Magarena is a great, great program. It lets you play Magic against the computer and has almost 2,000 cards. The outstanding feature of Magarena is that the AI is as smart a human opponent. The AI will punish you for mistakes and will play unexpected instants during combat. While Forge’s AI is a nice stroll through the forest, Magarena feels more like all-out war. You can also scale back the AI and limit the time that is had to “think ahead” to only a couple of seconds which makes the AI good but not great.

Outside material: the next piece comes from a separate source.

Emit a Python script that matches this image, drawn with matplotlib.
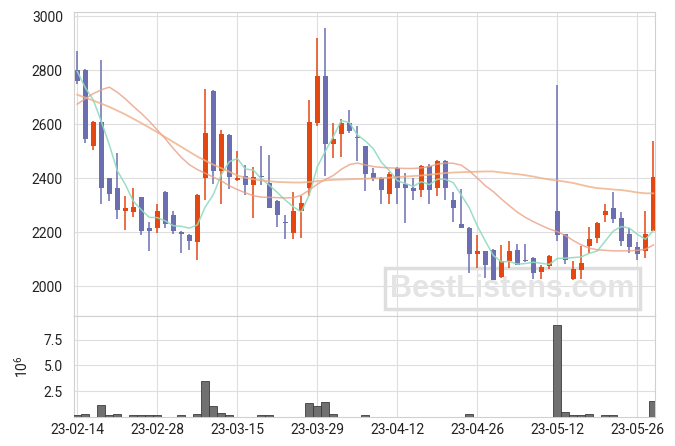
"""
日K线图 + 成交量
K线(涨红跌蓝) + MA5/MA20/MA60 均线, 下方成交量柱状图
"""

import numpy as np
import pandas as pd
import matplotlib
matplotlib.use('Agg')
import matplotlib.pyplot as plt

plt.rcParams['font.family'] = ['Liberation Sans Narrow', 'Roboto', 'DejaVu Sans']
plt.rcParams['mathtext.default'] = 'regular'

# ============================================================
# 数据
# ============================================================
holidays = ['2023-03-01', '2023-05-01', '2023-05-05', '2023-05-29']
dates = pd.bdate_range('2023-02-14', '2023-05-31', freq='C', holidays=holidays)

opens = [2800, 2800, 2520, 2607, 2400, 2363, 2280, 2276, 2331, 2216,
         2214, 2349, 2264, 2199, 2190, 2165, 2399, 2723, 2428, 2560,
         2392, 2409, 2373, 2406, 2383, 2316, 2236, 2196, 2277, 2365,
         2606, 2779, 2528, 2562, 2605, 2553, 2519, 2418, 2402, 2343,
         2438, 2379, 2363, 2357, 2446, 2362, 2464, 2318, 2231, 2216,
         2121, 2131, 2135, 2035, 2094, 2133, 2097, 2106, 2053, 2075,
         2280, 2192, 2026, 2060, 2149, 2178, 2263, 2291, 2251, 2192,
         2147, 2131, 2204]
highs = [2870, 2805, 2610, 2837, 2400, 2492, 2335, 2365, 2332, 2237,
         2306, 2352, 2279, 2205, 2194, 2340, 2730, 2728, 2580, 2562,
         2500, 2450, 2440, 2519, 2486, 2318, 2262, 2348, 2334, 2690,
         2918, 2955, 2605, 2619, 2652, 2594, 2520, 2437, 2405, 2422,
         2440, 2419, 2400, 2450, 2452, 2466, 2466, 2349, 2359, 2218,
         2189, 2132, 2137, 2152, 2168, 2155, 2155, 2108, 2079, 2115,
         2745, 2193, 2093, 2149, 2221, 2237, 2305, 2348, 2273, 2215,
         2163, 2278, 2536]
lows = [2750, 2530, 2505, 2305, 2314, 2248, 2208, 2258, 2190, 2131,
        2197, 2216, 2193, 2122, 2133, 2096, 2318, 2378, 2304, 2359,
        2390, 2338, 2252, 2375, 2288, 2220, 2176, 2176, 2177, 2335,
        2594, 2409, 2474, 2479, 2569, 2462, 2353, 2390, 2306, 2304,
        2306, 2233, 2318, 2331, 2306, 2333, 2318, 2236, 2214, 2048,
        2067, 2032, 2022, 2032, 2066, 2078, 2090, 2026, 2026, 2065,
        2166, 2081, 2022, 2028, 2123, 2160, 2237, 2233, 2149, 2124,
        2098, 2106, 2203]
closes = [2760, 2545, 2607, 2365, 2343, 2282, 2290, 2294, 2205, 2203,
          2278, 2230, 2205, 2194, 2166, 2338, 2568, 2427, 2564, 2406,
          2400, 2374, 2406, 2403, 2289, 2265, 2234, 2279, 2309, 2608,
          2778, 2528, 2546, 2605, 2573, 2548, 2417, 2400, 2358, 2416,
          2362, 2362, 2351, 2446, 2357, 2464, 2362, 2288, 2214, 2121,
          2131, 2079, 2025, 2094, 2131, 2079, 2093, 2050, 2070, 2113,
          2189, 2097, 2063, 2085, 2176, 2235, 2280, 2248, 2168, 2145,
          2119, 2192, 2404]

# 均线
ma5 = [2795, 2735, 2690, 2610, 2524, 2428, 2377, 2315, 2283, 2255,
       2254, 2242, 2224, 2222, 2215, 2227, 2294, 2339, 2413, 2461,
       2473, 2434, 2430, 2398, 2374, 2347, 2319, 2294, 2275, 2339,
       2442, 2500, 2554, 2613, 2606, 2560, 2538, 2509, 2459, 2428,
       2391, 2380, 2370, 2387, 2376, 2396, 2396, 2383, 2337, 2290,
       2223, 2167, 2114, 2090, 2092, 2082, 2084, 2089, 2085, 2081,
       2103, 2104, 2106, 2109, 2122, 2131, 2168, 2205, 2221, 2215,
       2192, 2174, 2206]
ma20 = [2674, 2694, 2713, 2727, 2737, 2718, 2694, 2666, 2640, 2611,
        2578, 2546, 2510, 2477, 2450, 2432, 2418, 2404, 2390, 2372,
        2358, 2346, 2335, 2330, 2329, 2328, 2327, 2328, 2337, 2356,
        2378, 2395, 2410, 2433, 2450, 2456, 2449, 2443, 2440, 2438,
        2437, 2436, 2436, 2438, 2443, 2452, 2456, 2455, 2448, 2427,
        2400, 2372, 2350, 2323, 2298, 2274, 2255, 2239, 2225, 2212,
        2202, 2188, 2169, 2153, 2141, 2135, 2133, 2131, 2131, 2131,
        2133, 2137, 2153]
ma60 = [2709, 2698, 2687, 2676, 2664, 2650, 2636, 2620, 2604, 2587,
        2570, 2552, 2534, 2516, 2498, 2480, 2465, 2450, 2437, 2424,
        2410, 2402, 2396, 2392, 2389, 2386, 2385, 2384, 2384, 2386,
        2389, 2392, 2394, 2395, 2396, 2397, 2398, 2399, 2400, 2402,
        2404, 2406, 2408, 2410, 2413, 2416, 2419, 2421, 2422, 2423,
        2424, 2425, 2425, 2421, 2418, 2415, 2411, 2406, 2400, 2395,
        2391, 2387, 2382, 2375, 2368, 2363, 2361, 2358, 2356, 2352,
        2347, 2344, 2344]

# 成交量 (单位: 10^6)
volumes = [0.16, 0.32, 0.03, 1.14, 0.16, 0.26, 0.03, 0.16, 0.16, 0.16,
           0.16, 0.03, 0.03, 0.16, 0.03, 0.26, 3.54, 1.04, 0.36, 0.16,
           0.03, 0.03, 0.03, 0.16, 0.16, 0.03, 0.03, 0.03, 0.03, 1.40,
           1.04, 1.49, 0.26, 0.03, 0.03, 0.03, 0.16, 0.03, 0.03, 0.03,
           0.03, 0.03, 0.03, 0.03, 0.03, 0.03, 0.03, 0.03, 0.03, 0.26,
           0.03, 0.03, 0.03, 0.03, 0.03, 0.03, 0.0, 0.0, 0.0, 0.0,
           8.90, 0.52, 0.23, 0.16, 0.26, 0.03, 0.16, 0.16, 0.03, 0.03,
           0.03, 0.03, 1.53]

UP_COLOR = '#e4470f'
DOWN_COLOR = '#6b6fb2'
GRID_COLOR = '#dedede'


def style_axis(ax):
    ax.grid(True, color=GRID_COLOR, lw=0.8)
    ax.set_axisbelow(True)
    for sp in ax.spines.values():
        sp.set_color('#d0d0d0')
        sp.set_linewidth(0.8)
    ax.tick_params(length=0, labelsize=10, colors='#222222', pad=8)


# ============================================================
# 绘图
# ============================================================
x = np.arange(len(closes))
o = np.array(opens)
c = np.array(closes)
colors = [UP_COLOR if cc >= oo else DOWN_COLOR for oo, cc in zip(o, c)]

fig = plt.figure(figsize=(6.75, 4.46), dpi=100)
ax = fig.add_axes([0.1096, 0.2915, 0.8608, 0.6816])
axv = fig.add_axes([0.1096, 0.065, 0.8608, 0.2265], sharex=ax)

# K线: 影线 + 实体
ax.vlines(x, lows, highs, colors=colors, lw=1.1, zorder=3)
body_h = np.maximum(np.abs(c - o), 4)
ax.bar(x, body_h, bottom=np.minimum(o, c), width=0.62, color=colors,
       linewidth=0, zorder=4)

# 均线
ax.plot(x, ma5, color='#8fdcbf', lw=1.1, alpha=0.9, zorder=5)
ax.plot(x, ma20, color='#eb9f86', lw=1.1, alpha=0.8, zorder=5)
ax.plot(x, ma60, color='#eeae86', lw=1.3, alpha=0.8, zorder=5)

# 水印
ax.text(0.755, 0.09, 'BestListens.com', transform=ax.transAxes,
        ha='center', va='center', fontsize=22, fontweight='bold',
        family='Liberation Sans', color='#e4e4e4', zorder=1,
        bbox=dict(boxstyle='square,pad=0.18', fc='none', ec='#dedede', lw=2.5))

ax.set_ylim(1890, 3015)
ax.set_yticks(np.arange(2000, 3001, 200))
ax.set_xlim(-0.41, 72.2)
style_axis(ax)
ax.tick_params(labelbottom=False)

# 成交量
axv.bar(x, volumes, width=1.0, color='#707070', edgecolor='#3c3c3c',
        linewidth=0.6, zorder=3)
axv.set_ylim(0, 9.8)
axv.set_yticks([2.5, 5.0, 7.5])
axv.set_yticklabels(['2.5', '5.0', '7.5'])
tick_pos = x[::10]
axv.set_xticks(tick_pos)
axv.set_xticklabels(dates[::10].strftime('%y-%m-%d'))
style_axis(axv)
axv.tick_params(axis='x', pad=4)
axv.set_ylabel('$10^6$', fontsize=10, color='#222222')
axv.yaxis.set_label_coords(-0.075, 0.5)

fig.savefig('out.png', dpi=100)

Magarena also has a great user interface which is skinnable and supports different themes. The cards are artfully displayed so you can easily glance at your hand or the battlefield and see everything. Combat is beautifully handled with a separate combat mode that graphically shows which creatures are attacking and blocking.
Magarena also highlights the cards in your hand that you can play and if you double-click, it has an auto-pay feature. In case you made a mistake, it even has a fabulous undo button. Magarena also highlights cards that have an activated ability that you can use. Also when attacking and blocking, Magarena highlights which creatures you can attack with and block.
Magarena lets you choose between a cheating or non-cheating AI. The difference is that the cheating AI can see the cards in your hand. I randomly play against both cheating and non-cheating opponents and I cannot see a discernable difference. Basically the cheating AI is a little bit better than the non-cheating.
Magarena has a difficult (even grueling) AI and a powerful, candy-covered user interface.
Magarena-1.21.zip (10 MB) (Windows,Linux)
Magarena-1.21.app.zip (10 MB) (Mac)
Just a random programmer,
--Magarena is written in Java, which I think is very cool. Java (can be) great.
--If I understand Magarena’s docs, the strongest AI is the “monte carlo (cheat)” option. This algorithm is very sophisticated. As I understand monte carlo, it plays many thousands of games using random moves and then chooses the move (branch) that generates the best outcome for the AI and the worst outcome for the opponent. Easy to explain but hard to code.